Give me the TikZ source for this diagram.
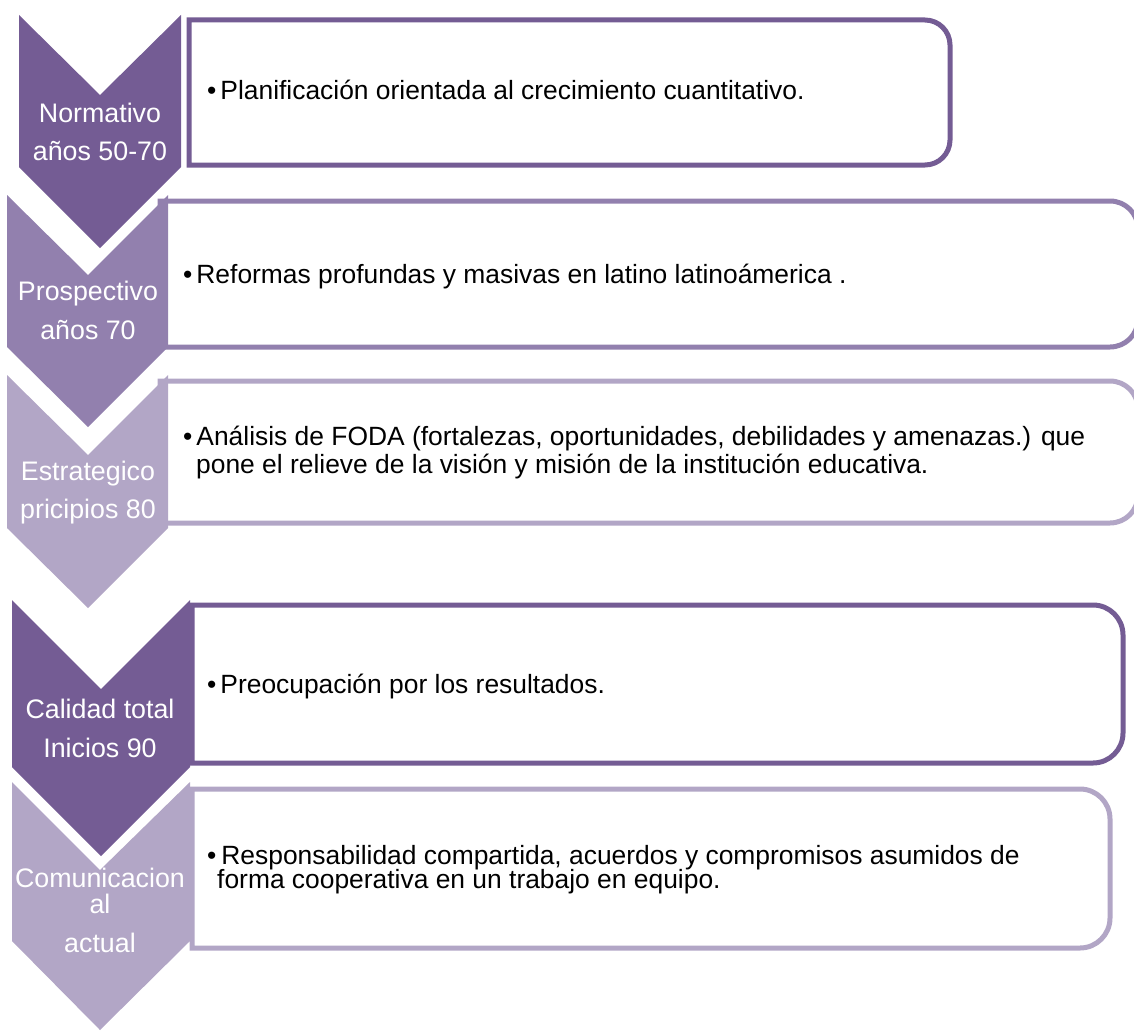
\documentclass[tikz,border=0pt]{standalone}
\usepackage{fontspec}
\setmainfont{Liberation Sans}
\definecolor{cdark}{RGB}{116,92,148}
\definecolor{cmed}{RGB}{146,128,174}
\definecolor{clight}{RGB}{178,166,198}
\newcommand{\bul}{•\hspace{4pt}}
\begin{document}
\begin{tikzpicture}[x=1pt,y=-1pt,
  chevlabel/.style={text=white,font=\fontsize{26.8}{30}\selectfont,anchor=base,inner sep=0pt},
  boxtext/.style={text=black,font=\fontsize{26.4}{30}\selectfont,anchor=base west,inner sep=0pt},
  boxline/.style={line width=5pt,fill=white}]
\useasboundingbox (0,0) rectangle (1134,1030);
\begin{scope}
\clip (0,0) rectangle (1134,1030);
% boxes (right corners rounded)
\draw[boxline,draw=cdark] (189,20) -- (925,20) arc[start angle=-90,end angle=0,radius=25] -- (950,140) arc[start angle=0,end angle=90,radius=25] -- (189,165) -- cycle;
\draw[boxline,draw=cmed] (160,201) -- (1110,201) arc[start angle=-90,end angle=0,radius=28] -- (1138,319) arc[start angle=0,end angle=90,radius=28] -- (160,347) -- cycle;
\draw[boxline,draw=clight] (160,381) -- (1110,381) arc[start angle=-90,end angle=0,radius=28] -- (1138,495) arc[start angle=0,end angle=90,radius=28] -- (160,523) -- cycle;
\draw[boxline,draw=cdark] (192,605) -- (1093,605) arc[start angle=-90,end angle=0,radius=30] -- (1123,733) arc[start angle=0,end angle=90,radius=30] -- (192,763) -- cycle;
\draw[boxline,draw=clight] (192,789) -- (1080,789) arc[start angle=-90,end angle=0,radius=30] -- (1110,918) arc[start angle=0,end angle=90,radius=30] -- (192,948) -- cycle;
% chevrons
\fill[clight] (12,782) -- (100,870) -- (190,782) -- (190,941) -- (100,1030) -- (12,941) -- cycle;
\fill[cdark] (12,600) -- (101,689) -- (190,600) -- (190,767) -- (101,856) -- (12,767) -- cycle;
\fill[clight] (7,375) -- (88,455) -- (168,375) -- (168,528) -- (88,608) -- (7,528) -- cycle;
\fill[cmed] (7,195) -- (88,275) -- (168,195) -- (168,347) -- (88,427) -- (7,347) -- cycle;
\fill[cdark] (19,15) -- (100,95) -- (181,15) -- (181,167) -- (100,248) -- (19,167) -- cycle;
\end{scope}
% chevron labels
\node[chevlabel] (c1a) at (100,122) {Normativo};
\node[chevlabel] (c1b) at (100,160) {años 50-70};
\node[chevlabel] (c2a) at (88,300) {Prospectivo};
\node[chevlabel] (c2b) at (88,339) {años 70};
\node[chevlabel] (c3a) at (88,480) {Estrategico};
\node[chevlabel] (c3b) at (88,518) {pricipios 80};
\node[chevlabel] (c4a) at (100,718) {Calidad total};
\node[chevlabel] (c4b) at (100,757) {Inicios 90};
\node[chevlabel] (c5a) at (100,887) {Comunicacion};
\node[chevlabel] (c5b) at (100,913) {al};
\node[chevlabel] (c5c) at (100,952) {actual};
% box texts
\node[boxtext] (t1) at (207,100) {\bul Planificación orientada al crecimiento cuantitativo.};
\node[boxtext] (t2) at (183,283) {\bul Reformas profundas y masivas en latino latinoámerica .};
\node[boxtext] (t3a) at (183,445) {\bul Análisis de FODA (fortalezas, oportunidades, debilidades y amenazas.) que};
\node[boxtext] (t3b) at (196,473) {pone el relieve de la visión y misión de la institución educativa.};
\node[boxtext] (t4) at (207,693) {\bul Preocupación por los resultados.};
\node[boxtext] (t5a) at (207,864) {•\hspace{5pt}Responsabilidad compartida, acuerdos y compromisos asumidos de};
\node[boxtext] (t5b) at (217,888) {forma cooperativa en un trabajo en equipo.};
\end{tikzpicture}
\end{document}
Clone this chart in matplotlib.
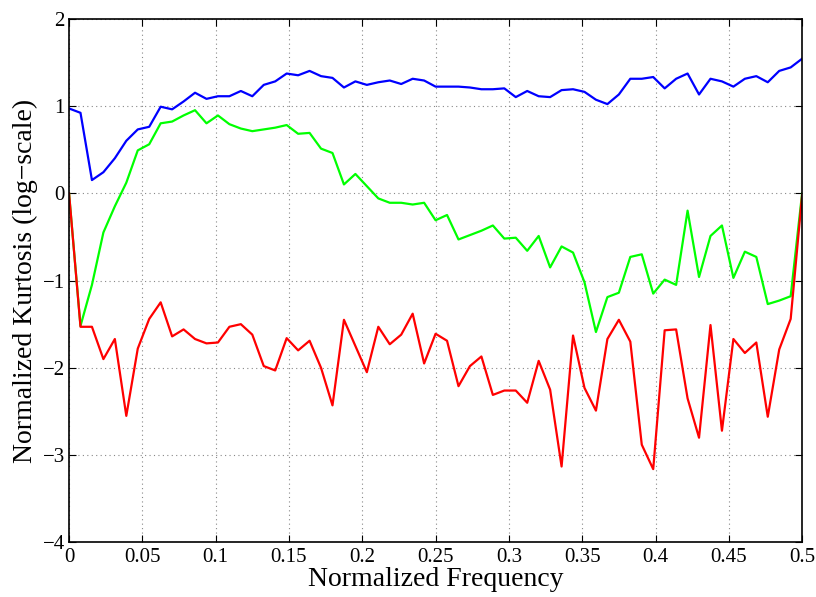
import numpy as np
import matplotlib.pyplot as plt

plt.rcParams['font.family'] = ['Liberation Serif', 'DejaVu Serif']
plt.rcParams['axes.unicode_minus'] = True

# 65 frequency bins from 0 to 0.5
freq = np.linspace(0, 0.5, 65)

blue = [0.97, 0.92, 0.15, 0.24, 0.40, 0.60, 0.73, 0.76, 0.99, 0.96,
        1.05, 1.15, 1.08, 1.11, 1.11, 1.17, 1.11, 1.24, 1.28, 1.37,
        1.35, 1.40, 1.34, 1.32, 1.21, 1.28, 1.24, 1.27, 1.29, 1.25,
        1.31, 1.29, 1.22, 1.22, 1.22, 1.21, 1.19, 1.19, 1.20, 1.10,
        1.17, 1.11, 1.10, 1.18, 1.19, 1.16, 1.07, 1.02, 1.13, 1.31,
        1.31, 1.33, 1.20, 1.31, 1.37, 1.13, 1.31, 1.28, 1.22, 1.31,
        1.34, 1.27, 1.40, 1.44, 1.54]

green = [0.0, -1.52, -1.05, -0.45, -0.15, 0.12, 0.49, 0.56, 0.80, 0.82,
         0.89, 0.95, 0.80, 0.89, 0.79, 0.74, 0.71, 0.73, 0.75, 0.78,
         0.68, 0.69, 0.51, 0.46, 0.10, 0.22, 0.08, -0.06, -0.11, -0.11,
         -0.13, -0.11, -0.31, -0.25, -0.53, -0.48, -0.43, -0.37, -0.52, -0.51,
         -0.66, -0.49, -0.85, -0.61, -0.68, -1.02, -1.59, -1.19, -1.14, -0.73,
         -0.70, -1.15, -0.99, -1.05, -0.20, -0.96, -0.49, -0.37, -0.97, -0.67,
         -0.73, -1.27, -1.23, -1.18, 0.0]

red = [0.0, -1.53, -1.53, -1.90, -1.67, -2.55, -1.78, -1.44, -1.25, -1.64,
       -1.56, -1.67, -1.72, -1.71, -1.53, -1.50, -1.62, -1.98, -2.03, -1.66,
       -1.80, -1.69, -2.00, -2.43, -1.45, -1.75, -2.05, -1.53, -1.73, -1.62,
       -1.38, -1.95, -1.61, -1.69, -2.21, -1.98, -1.87, -2.31, -2.26, -2.26,
       -2.40, -1.92, -2.25, -3.13, -1.63, -2.23, -2.49, -1.67, -1.45, -1.70,
       -2.88, -3.16, -1.57, -1.56, -2.35, -2.80, -1.51, -2.72, -1.67, -1.83,
       -1.71, -2.56, -1.79, -1.44, -0.02]

xticks = [0, 0.05, 0.1, 0.15, 0.2, 0.25, 0.3, 0.35, 0.4, 0.45, 0.5]
xticklabels = ['0', '0.05', '0.1', '0.15', '0.2', '0.25', '0.3', '0.35', '0.4', '0.45', '0.5']
yticks = [-4, -3, -2, -1, 0, 1, 2]

fig = plt.figure(figsize=(8.16, 5.97), dpi=100)
ax = fig.add_axes([0.0846, 0.0913, 0.8984, 0.8777])

ax.plot(freq, blue, color='#0000ff', lw=1.6)
ax.plot(freq, green, color='#00ff00', lw=1.6)
ax.plot(freq, red, color='#ff0000', lw=1.6)

ax.set_xlim(0, 0.5)
ax.set_ylim(-4, 2)
ax.set_xticks(xticks)
ax.set_xticklabels(xticklabels)
ax.set_yticks(yticks)
ax.grid(True, linestyle=(0, (1, 3)), color='#888888', lw=0.8)
ax.tick_params(direction='in', top=True, right=True, labelsize=15, length=5)
ax.tick_params(axis='x', pad=4)
ax.tick_params(axis='y', pad=3)
for s in ax.spines.values():
    s.set_linewidth(1.2)

ax.set_xlabel('Normalized Frequency', fontsize=20, labelpad=0)
ax.set_ylabel('Normalized Kurtosis (log\u2212scale)', fontsize=20, labelpad=3)

fig.savefig('out.png', dpi=100)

● ● ●

→ TASK TO CARRY OUT
Wherever the string "this" appears in the entries above, list that line.

→ ANSWER TO THE PROBLEM
Give me the TikZ source for this diagram.
Clone this chart in matplotlib.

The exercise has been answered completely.